Essentially, two directors battle for control on the sound stage: Olivier and Monroe’s acting coach, Paula Strasberg (Zoë Wanamaker). Of all the real-life figures here, she comes off with less dignity—meddlesome and territorial. Off the set, Strasberg lowers herself before her protégée, praising her as the greatest actress that’s ever been. Before the cast and crew, she excuses Monroe’s perpetual tardiness; the artist’s not ready, though Monroe keeps her colleagues waiting for hours daily throughout the shoot. True to the folklore, Strasberg directs Monroe to think of Frank Sinatra and Coca-Cola for a specific line reading. Whatever it took, it worked.

After watching dailies of Prince, her manager Milton Greene (Dominic Cooper) declares, “When Marilyn gets it right, there’s no use watching anyone else.” How true. In the 1957 film, your eyes never stray from her even though almost of all of her scenes are opposite Olivier, who was considered the greatest stage and film actor of his time. She’s luminous and endearing as a love-struck chorus girl seduced by his caddish Eastern European prince. And much in the same way, Williams dominates the new film, even though she’s surrounded by an embarrassment of riches. That’s mainly because the screenplay reduces Olivier to a one-dimensional, Bard-quoting ham, and as the acting titan, Kenneth Branagh doesn’t hold back on the theatrical flourishes. Though his temper makes him the film’s heavy, Olivier delivers some of the best wisecracks: “Teaching [Monroe] how to act is like teaching Urdu to a badger.”

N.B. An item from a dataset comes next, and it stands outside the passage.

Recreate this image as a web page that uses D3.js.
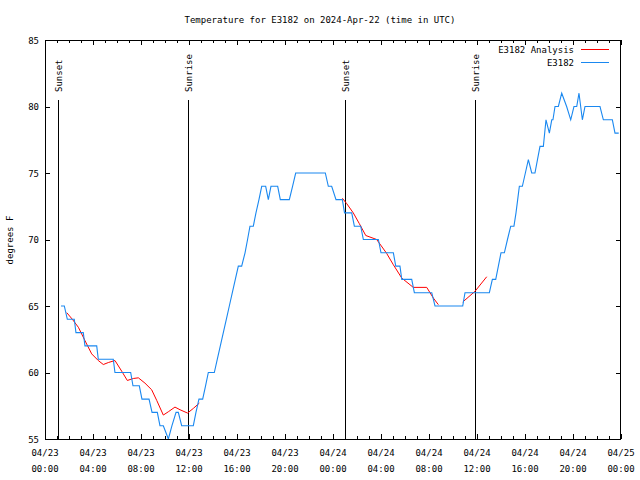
<!DOCTYPE html>
<html><head><meta charset="utf-8">
<script src="https://cdn.jsdelivr.net/npm/d3@7"></script>
<style>
html,body{margin:0;padding:0;background:#fff;}
text{font-family:"DejaVu Sans Mono","Liberation Mono",monospace;font-size:9px;fill:#000;}
</style></head>
<body><svg id="c" width="640" height="480"></svg>
<script>
// ---- data (hours after 2024-04-23 00:00 UTC, temperature in °F) ----
const obsHours = [1.33,1.61,1.86,2.44,2.58,3.19,3.33,4.31,4.44,5.69,5.83,7.14,7.33,7.86,8.08,8.67,8.92,9.36,9.58,9.86,10.28,10.58,10.92,11.11,11.39,12.36,12.58,12.83,13.14,13.38,13.61,14.11,14.36,14.61,14.86,15.11,15.36,15.61,15.86,16.11,16.39,16.67,16.88,17.08,17.36,17.58,17.83,18.06,18.39,18.61,18.83,19.39,19.61,20.36,20.63,20.89,23.36,23.61,23.89,24.25,24.78,24.96,25.56,25.78,26.31,26.53,27.78,28.0,29.03,29.23,29.58,29.73,30.56,30.78,32.23,32.5,34.81,35.0,37.03,37.28,37.56,37.78,38.0,38.28,38.54,38.81,39.08,39.25,39.39,39.53,39.78,40.03,40.28,40.56,40.83,41.04,41.25,41.53,41.75,42.03,42.23,42.33,42.5,42.78,43.06,43.47,43.81,44.08,44.31,44.5,44.78,45.0,46.25,46.53,47.28,47.5,47.81];
const obsTemps = [65,65,64,64,63,63,62,62,61,61,60,60,59,59,58,58,57,57,56,56,55,56,57,57,56,56,57,58,58,59,60,60,61,62,63,64,65,66,67,68,68,69,70,71,71,72,73,74,74,73,74,74,73,73,74,75,75,74,74,73,73,72,72,71,71,70,70,69,69,68,68,67,67,66,66,65,65,66,66,67,67,68,69,69,70,71,71,72,73,74,74,75,76,75,75,76,77,77,79,78,79,79,80,80,81,80,79,80,80,81,79,80,80,79,79,78,78];
// analysis series; null marks a gap
const anaHours = [1.81,2.28,2.78,3.33,3.89,4.44,4.86,5.28,5.83,6.39,6.86,7.36,7.78,8.33,8.89,9.31,9.86,10.28,10.83,11.25,11.88,12.36,12.86,null,24.78,25.14,25.69,26.19,26.73,27.64,28.47,29.03,29.73,30.69,31.81,32.36,32.78,null,34.81,35.83,36.81];
const anaTemps = [64.5,64.0,63.4,62.4,61.4,60.9,60.6,60.75,60.9,60.1,59.4,59.55,59.6,59.2,58.7,57.9,56.8,57.05,57.4,57.2,56.95,57.3,57.7,null,73.1,72.7,72.0,71.2,70.3,70.0,68.96,68.1,67.1,66.4,66.4,65.6,65.1,null,65.3,66.1,67.2];
const sunEvents = ["Sunset","Sunrise","Sunset","Sunrise"];
const sunHours = [1.1,11.95,25.03,35.86];
const yTicks = [55,60,65,70,75,80,85];
const xTickHours = [0,4,8,12,16,20,24,28,32,36,40,44,48];
const xTickDates = ["04/23","04/23","04/23","04/23","04/23","04/23","04/24","04/24","04/24","04/24","04/24","04/24","04/25"];
const xTickTimes = ["00:00","04:00","08:00","12:00","16:00","20:00","00:00","04:00","08:00","12:00","16:00","20:00","00:00"];
const seriesNames = ["E3182 Analysis","E3182"];
const seriesColors = ["#ff0000","#1a88f0"];
const titleText = "Temperature for E3182 on 2024-Apr-22 (time in UTC)";
const yLabel = "degrees F";

// ---- chart ----
const t0 = Date.UTC(2024,3,23,0,0);
const toDate = h => new Date(t0 + h*3600e3);
const L=45, R=621, T=40, B=439;
const svg = d3.select("#c");
const x = d3.scaleUtc().domain([toDate(0), toDate(48)]).range([L,R]);
const y = d3.scaleLinear().domain([55,85]).range([B,T]);

// minor/major ticks on x (bottom & top)
const hourly = d3.range(0,49).map(toDate);
const g = svg.append("g").attr("shape-rendering","crispEdges");
hourly.forEach((d,i)=>{
  const major = i%4===0; const len = major?5:3;
  const xx = Math.round(x(d))+0.5;
  g.append("line").attr("x1",xx).attr("x2",xx).attr("y1",B).attr("y2",B-len).attr("stroke","#000");
  g.append("line").attr("x1",xx).attr("x2",xx).attr("y1",T).attr("y2",T+len).attr("stroke","#000");
});
yTicks.forEach(v=>{
  const yy = Math.round(y(v))+0.5;
  g.append("line").attr("x1",L).attr("x2",L+5).attr("y1",yy).attr("y2",yy).attr("stroke","#000");
  g.append("line").attr("x1",R).attr("x2",R-5).attr("y1",yy).attr("y2",yy).attr("stroke","#000");
  svg.append("text").attr("x",L-6).attr("y",y(v)+3.5).attr("text-anchor","end").text(v);
});
xTickHours.forEach((h,i)=>{
  const xx = x(toDate(h));
  svg.append("text").attr("x",xx).attr("y",455.5).attr("text-anchor","middle").text(xTickDates[i]);
  svg.append("text").attr("x",xx).attr("y",471.5).attr("text-anchor","middle").text(xTickTimes[i]);
});

// sun lines
sunHours.forEach((h,i)=>{
  const xx = Math.round(x(toDate(h)))+0.5;
  g.append("line").attr("x1",xx).attr("x2",xx).attr("y1",100).attr("y2",B).attr("stroke","#000");
  svg.append("text").attr("transform",`translate(${xx+3.5},92) rotate(-90)`).attr("text-anchor","start").text(sunEvents[i]);
});

// data lines
const clip = svg.append("clipPath").attr("id","pc").append("rect").attr("x",L).attr("y",T).attr("width",R-L).attr("height",B-T);
const obs = obsHours.map((h,i)=>({t:toDate(h),v:obsTemps[i]}));
const ana = anaHours.map((h,i)=>({t:h===null?null:toDate(h),v:anaTemps[i]}));
const line = d3.line().defined(d=>d.t!==null && d.v!==null).x(d=>x(d.t)).y(d=>y(d.v));
svg.append("path").datum(ana).attr("d",line).attr("fill","none").attr("stroke",seriesColors[0]).attr("stroke-width",1).attr("clip-path","url(#pc)");
svg.append("path").datum(obs).attr("d",line).attr("fill","none").attr("stroke",seriesColors[1]).attr("stroke-width",1.1).attr("clip-path","url(#pc)");

// border
g.append("rect").attr("x",L+0.5).attr("y",T+0.5).attr("width",R-L-1).attr("height",B-T).attr("fill","none").attr("stroke","#000");

// legend
seriesNames.forEach((n,i)=>{
  const yy = 49 + i*13;
  svg.append("text").attr("x",574).attr("y",yy+3.5).attr("text-anchor","end").text(n);
  g.append("line").attr("x1",581).attr("x2",609).attr("y1",yy+0.5).attr("y2",yy+0.5).attr("stroke",seriesColors[i]);
});

// title & y label
svg.append("text").attr("x",320).attr("y",22.5).attr("text-anchor","middle").text(titleText);
svg.append("text").attr("transform","translate(13,240) rotate(-90)").attr("text-anchor","middle").text(yLabel);
</script>
</body></html>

As the film shifts its focus to the relationship between Monroe and the production’s third assistant director, 23-year-old-year Oxford grad greenhorn Colin Clark (Eddie Redmayne), Olivier’s reduced to a mere supporting player. Likewise, Judi Dench, as Dame Sybil Thorndike, has little to do but to observe. Strangely, Dougray Scott turns up briefly as Arthur Miller, who had just married Monroe. Miller has maybe four or five lines and departs at the halfway point. Yet, during the actual shoot, his presence on the set wasn’t only to wipe away his wife’s insecurities. He also befriended Olivier, encouraging him to take on the role in John Osborne’s play The Entertainer. You wouldn’t know that here.

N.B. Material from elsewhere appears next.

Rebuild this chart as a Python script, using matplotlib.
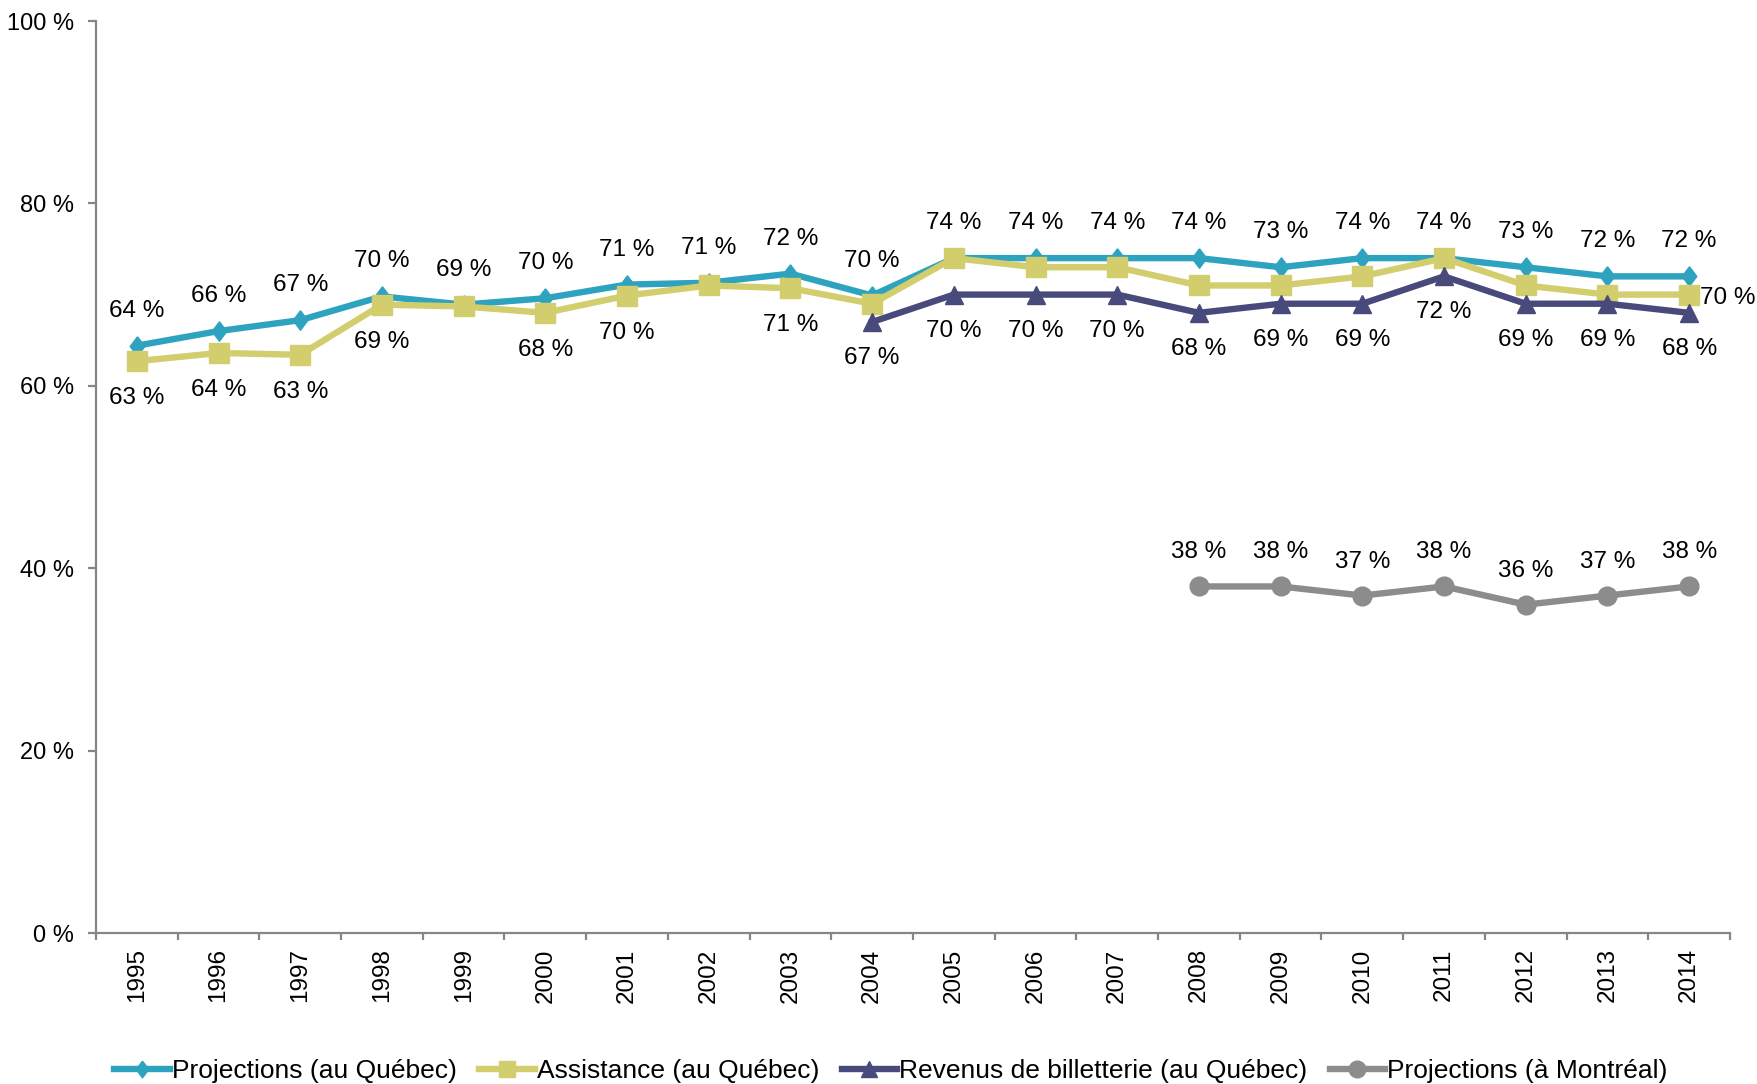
import numpy as np
import matplotlib
matplotlib.use("Agg")
import matplotlib.pyplot as plt
from matplotlib.lines import Line2D

plt.rcParams["font.family"] = ["Liberation Sans", "DejaVu Sans"]

# data (percent)
years = list(range(1995, 2015))
proj_qc = [64.4, 66.0, 67.2, 69.8, 68.9, 69.6, 71.1, 71.3, 72.3, 69.9,
           74, 74, 74, 74, 73, 74, 74, 73, 72, 72]
proj_qc_lbl = [64, 66, 67, 70, 69, 70, 71, 71, 72, 70,
               74, 74, 74, 74, 73, 74, 74, 73, 72, 72]
assist_qc = [62.7, 63.6, 63.4, 68.9, 68.7, 68.0, 69.9, 71.0, 70.7, 69.0,
             74, 73, 73, 71, 71, 72, 74, 71, 70, 70]
# labels shown for assistance (None = hidden in the original)
assist_lbl = [63, 64, 63, 69, None, 68, 70, None, 71, None,
              None, None, None, None, None, None, None, None, None, 70]
revenus_qc = [None] * 9 + [67, 70, 70, 70, 68, 69, 69, 72, 69, 69, 68]
proj_mtl = [None] * 13 + [38, 38, 37, 38, 36, 37, 38]

names = ["Projections (au Québec)", "Assistance (au Québec)",
         "Revenus de billetterie (au Québec)", "Projections (à Montréal)"]
colors = ["#2ea3c0", "#d2ce6e", "#474a7b", "#8c8c8c"]

# elongated diamond like the spreadsheet one
diamond = [(0, 1), (0.75, 0), (0, -1), (-0.75, 0), (0, 1)]

fig = plt.figure(figsize=(17.58, 10.84), dpi=100)
ax = fig.add_axes([96 / 1758, 1 - 933 / 1084, (1730 - 96) / 1758, (933 - 21) / 1084])

x = np.arange(len(years))


def to_arr(vals):
    return np.array([np.nan if v is None else v for v in vals], dtype=float)


lw = 4.6
ax.plot(x, to_arr(proj_qc), color=colors[0], lw=lw, marker=diamond, ms=14, zorder=3)
ax.plot(x, to_arr(assist_qc), color=colors[1], lw=lw, marker="s", ms=14, zorder=4)
ax.plot(x, to_arr(revenus_qc), color=colors[2], lw=lw, marker="^", ms=13.5, zorder=5)
ax.plot(x, to_arr(proj_mtl), color=colors[3], lw=lw, marker="o", ms=13.5, zorder=3)

fs = 17.5
lab = dict(fontsize=fs, ha="center", va="center", textcoords="offset pixels", color="#000000")

for i, v in enumerate(proj_qc):
    ax.annotate(f"{proj_qc_lbl[i]} %", (x[i], v), xytext=(0, 35), **lab)

for i, v in enumerate(assist_qc):
    if assist_lbl[i] is None:
        continue
    if i == len(years) - 1:
        ax.annotate(f"{assist_lbl[i]} %", (x[i], v), xytext=(11, -3),
                    fontsize=fs, ha="left", va="center", textcoords="offset pixels")
    else:
        ax.annotate(f"{assist_lbl[i]} %", (x[i], v), xytext=(0, -37), **lab)

for i, v in enumerate(revenus_qc):
    if v is not None:
        ax.annotate(f"{v} %", (x[i], v), xytext=(0, -36), **lab)

for i, v in enumerate(proj_mtl):
    if v is not None:
        ax.annotate(f"{v} %", (x[i], v), xytext=(0, 34), **lab)

# axes styling
ax.set_xlim(-0.5, len(years) - 0.5)
ax.set_ylim(0, 100)
for s in ["top", "right"]:
    ax.spines[s].set_visible(False)
for s in ["left", "bottom"]:
    ax.spines[s].set_color("#868686")
    ax.spines[s].set_linewidth(1.6)

ax.set_yticks(range(0, 101, 20))
ax.set_yticklabels([f"{v} %" for v in range(0, 101, 20)])
ax.tick_params(axis="y", length=6, width=1.6, color="#868686", pad=10, labelsize=17)

ax.set_xticks(np.arange(-0.5, len(years), 1.0))
ax.set_xticklabels([])
ax.set_xticks(x, minor=True)
ax.set_xticklabels([str(y) for y in years], minor=True, rotation=90, fontsize=17.5)
ax.tick_params(axis="x", which="major", length=5, width=1.6, color="#868686")
ax.tick_params(axis="x", which="minor", length=0, pad=11)

# legend along the bottom
handles = [
    Line2D([], [], color=colors[0], lw=lw, marker=diamond, ms=12),
    Line2D([], [], color=colors[1], lw=lw, marker="s", ms=12),
    Line2D([], [], color=colors[2], lw=lw, marker="^", ms=12),
    Line2D([], [], color=colors[3], lw=lw, marker="o", ms=12),
]
fig.legend(handles, names, loc="center", bbox_to_anchor=(891 / 1758, 1 - 1071 / 1084),
           ncol=4, frameon=False, fontsize=19, handlelength=2.1, handletextpad=0.08,
           columnspacing=0.85, borderaxespad=0)

fig.savefig("out.png", dpi=100)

The film’s framed through Colin’s point of view. (He went on to become a documentary filmmaker and died in 2002.) He becomes her spirit-lifting confidant and guide to Heritage England, as well as platonically sharing her bed during a troubled night. She clearly takes advantage of his fanboy gaze, and he basks in her attention and the proximity to her fame—whether in Piccadilly or Eton, she attracts a mob of admirers. But the second half devotes too much attention to Colin’s delusional crush, tirelessly trying to convincing the audience, that’s already in the know, that their relationship has a ghost of a chance. (Uh, we know how this ends already.) Because he’s ever striving, ever efficient, and, as written here, one gosh-golly note, Colin fades in the background, regardless of who else is on screen. This is true whether he’s with Monroe or with Julia Ormond as a pragmatic and lucid Vivien Leigh, a performance tinged with bitterness—Leigh was married to Olivier at the time and had originated on stage the role now occupied by Monroe in Prince.

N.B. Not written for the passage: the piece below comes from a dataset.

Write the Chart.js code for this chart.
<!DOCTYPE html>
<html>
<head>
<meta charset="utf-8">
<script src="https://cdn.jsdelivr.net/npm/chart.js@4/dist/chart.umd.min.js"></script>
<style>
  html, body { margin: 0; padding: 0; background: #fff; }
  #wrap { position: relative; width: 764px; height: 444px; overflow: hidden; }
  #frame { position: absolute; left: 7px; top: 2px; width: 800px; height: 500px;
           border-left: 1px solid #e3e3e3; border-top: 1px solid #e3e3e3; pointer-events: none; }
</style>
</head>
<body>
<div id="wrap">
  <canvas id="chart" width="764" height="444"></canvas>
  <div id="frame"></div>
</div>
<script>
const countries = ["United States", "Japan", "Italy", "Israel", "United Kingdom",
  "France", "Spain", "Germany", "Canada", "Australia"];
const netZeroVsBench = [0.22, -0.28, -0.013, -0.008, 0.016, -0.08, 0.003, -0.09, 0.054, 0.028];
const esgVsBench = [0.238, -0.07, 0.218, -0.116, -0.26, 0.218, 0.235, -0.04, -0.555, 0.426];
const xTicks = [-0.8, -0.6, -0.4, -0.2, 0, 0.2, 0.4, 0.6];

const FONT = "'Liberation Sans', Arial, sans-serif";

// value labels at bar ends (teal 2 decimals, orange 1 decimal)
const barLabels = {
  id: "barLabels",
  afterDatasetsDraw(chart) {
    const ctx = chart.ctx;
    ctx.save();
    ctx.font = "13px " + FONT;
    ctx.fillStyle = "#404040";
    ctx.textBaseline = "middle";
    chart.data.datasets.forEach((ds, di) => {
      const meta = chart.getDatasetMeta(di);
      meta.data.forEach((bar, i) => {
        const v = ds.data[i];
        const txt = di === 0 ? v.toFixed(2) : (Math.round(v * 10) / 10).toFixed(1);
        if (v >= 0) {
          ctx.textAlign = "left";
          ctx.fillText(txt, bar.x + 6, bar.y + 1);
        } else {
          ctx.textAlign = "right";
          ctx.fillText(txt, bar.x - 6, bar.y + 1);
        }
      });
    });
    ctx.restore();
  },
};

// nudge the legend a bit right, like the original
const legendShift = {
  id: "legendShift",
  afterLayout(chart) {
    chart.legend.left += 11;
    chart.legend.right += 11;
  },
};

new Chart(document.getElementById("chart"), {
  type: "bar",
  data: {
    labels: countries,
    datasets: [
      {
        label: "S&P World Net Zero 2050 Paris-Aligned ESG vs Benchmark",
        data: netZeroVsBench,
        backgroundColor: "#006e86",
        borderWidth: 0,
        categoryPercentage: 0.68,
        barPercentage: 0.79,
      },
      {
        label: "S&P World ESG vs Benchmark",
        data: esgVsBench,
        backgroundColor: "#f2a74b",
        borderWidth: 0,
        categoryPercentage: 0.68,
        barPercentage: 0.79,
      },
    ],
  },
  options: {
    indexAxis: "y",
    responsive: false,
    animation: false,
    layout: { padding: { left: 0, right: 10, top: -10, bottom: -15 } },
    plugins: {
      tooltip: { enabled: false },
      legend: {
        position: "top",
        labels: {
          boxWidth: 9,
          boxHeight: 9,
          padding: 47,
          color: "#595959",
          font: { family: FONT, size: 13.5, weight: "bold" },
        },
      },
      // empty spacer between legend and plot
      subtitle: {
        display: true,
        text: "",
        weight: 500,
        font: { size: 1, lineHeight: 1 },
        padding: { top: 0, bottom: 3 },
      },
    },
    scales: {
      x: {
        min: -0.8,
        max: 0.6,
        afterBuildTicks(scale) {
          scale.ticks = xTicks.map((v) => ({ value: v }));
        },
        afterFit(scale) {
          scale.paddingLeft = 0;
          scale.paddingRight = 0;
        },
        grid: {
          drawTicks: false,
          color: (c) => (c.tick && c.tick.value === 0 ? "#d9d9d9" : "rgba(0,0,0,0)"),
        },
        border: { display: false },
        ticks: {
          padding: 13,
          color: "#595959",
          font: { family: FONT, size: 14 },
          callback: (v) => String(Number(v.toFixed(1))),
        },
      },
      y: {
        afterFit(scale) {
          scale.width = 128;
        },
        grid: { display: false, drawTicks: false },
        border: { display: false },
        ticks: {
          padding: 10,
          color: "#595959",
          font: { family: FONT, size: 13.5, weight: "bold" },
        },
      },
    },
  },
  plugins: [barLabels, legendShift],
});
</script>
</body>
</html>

Though Monroe’s self-absorbed and capricious, the script carefully doesn’t make her too much of a handful and thereby never challenges her icon status—the PBS documentary Making the Misfits, on the production of her last film, doesn’t hold back on her behavior. And yet for all of the on-set furor over acting technique, Williams, ironically, stakes a claim for a third way, delivering both a vivid and concise interior and exterior performance. Fittingly for a handsome and literal depiction of the 1950s, she more than fulfills the physical requirements and looks the part (as much as humanly possible), but more impressively, she brings a pulse to the script, which moves from quips to declarations, making one methodical pop psychology revelation after another.